It is almost a truism that the advent of Google is shaping not only Internet history but also human history.
“The point is not just to understand the world,” so spoke Marx, “but to change it.” Much is known about how Google, in its quest to organize all of the world’s information, has changed the world. But much less is known about how it understands the world, the new digital age and the role of technology in the socio-political landscape in which we live.
How will war, diplomacy and revolution change with increased access to information technologies? How much privacy and security must individuals relinquish in the new digital age? Is there anything technology can do about ongoing revolutions?
The CEMEX auditorium was packed to the brim Tuesday with listeners eager for answers to these questions. Onstage, technology met policy: Jared Cohen — a young Stanford alumnus and director of Google Ideas — was flanked by former Secretary of State Condoleezza Rice and Google Chief Eric Schmidt.
Right from the get-go, the spotlight was cast on the darkest and most autocratic places in the world. “The totalitarian cult of personality has been completely eliminated by the Internet,” Cohen said, “because the ability to create a society without doubt is no longer possible in our new digital age.”
This explains why there exists an upper bound to what China can do to its people before its legitimacy comes under threat, unlike places in North Korea where the visibility of government abuse is something more ardently to be wished than seriously to be expected. Even if the Internet does not lead to more knowledge, it has created greater awareness and visibility that bring to light atrocities and abuses before they become pervasive. Grievances become scalable.
“When a billion people in China are coming online — people who have no visibility in the urban area before — the grievances of one city or province has the potential to scale, and that would be game-changing,” Cohen said.
But there were also sobering analyses of what technology cannot do. This is seen where tech idealism meets realism. In the Syrian crisis, for example, technology is of very little help to refugees who have left behind everything that matters. Technological intervention is quite helpless without proper state intervention, because, as Cohen reminded, “States are still the dominant unit [of power] and they’re the ones who have to take charge.”

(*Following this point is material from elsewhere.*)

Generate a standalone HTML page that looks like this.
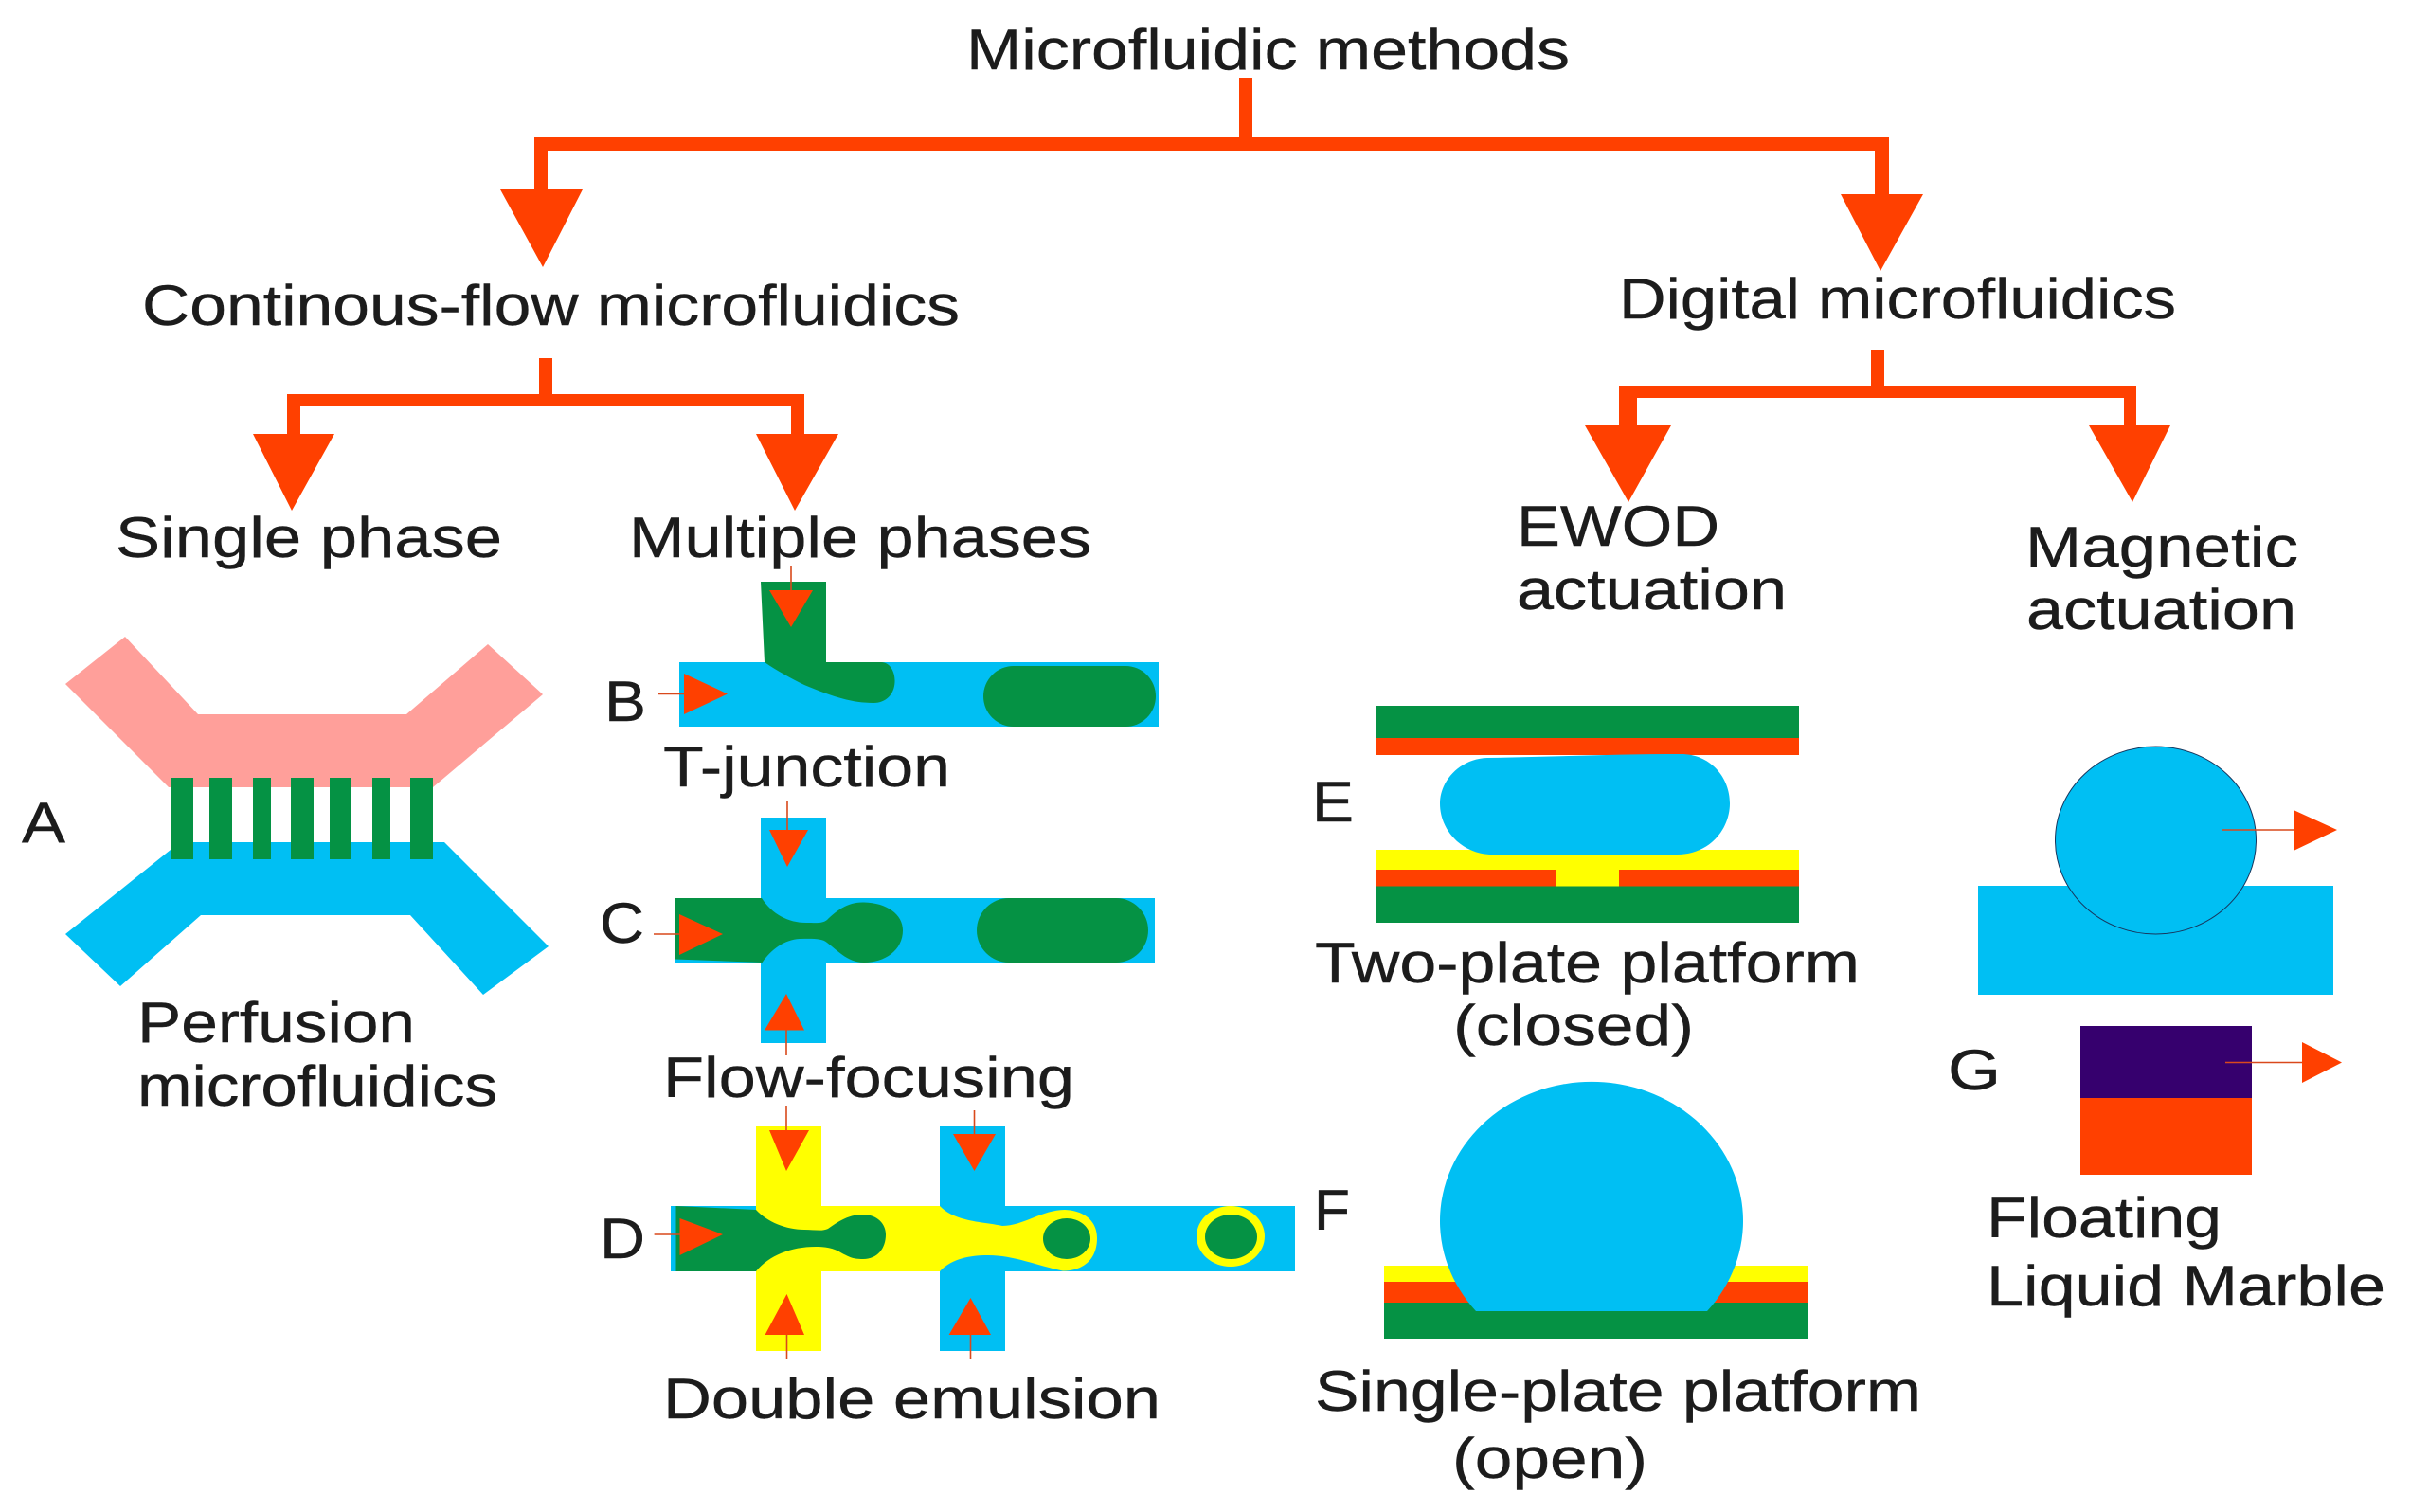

More disturbingly, Schmidt argued, technology can be used in service of bad ends, especially when part of the panoptical apparatus of autocratic regimes. In the hands of the masses in societies that have not grown up with doubt and choice, unintended consequences abound, especially when the Internet is used to flame tension and hatred.
Even in democracies, greater transparency brought about by the Internet does not always translate to better policies.
What worries Schmidt is not the fact that governments today collect large amounts of data on citizens, but that data could be leaked. In the past, the dissemination of knowledge was limited by how fast one could make Xerox copies; today it merely takes a Manning or Assange for millions of government documents to be stolen and distributed widely.
Schmidt and Cohen are, much to the surprise of some in the audience, decidedly anti-wikileaks. And for good reason: There is no way anybody could pore through every single document to ensure that they would be used judiciously.
“If you’re going to gather these information,” Schmidt advised, “be sure that they can’t be easily stolen.”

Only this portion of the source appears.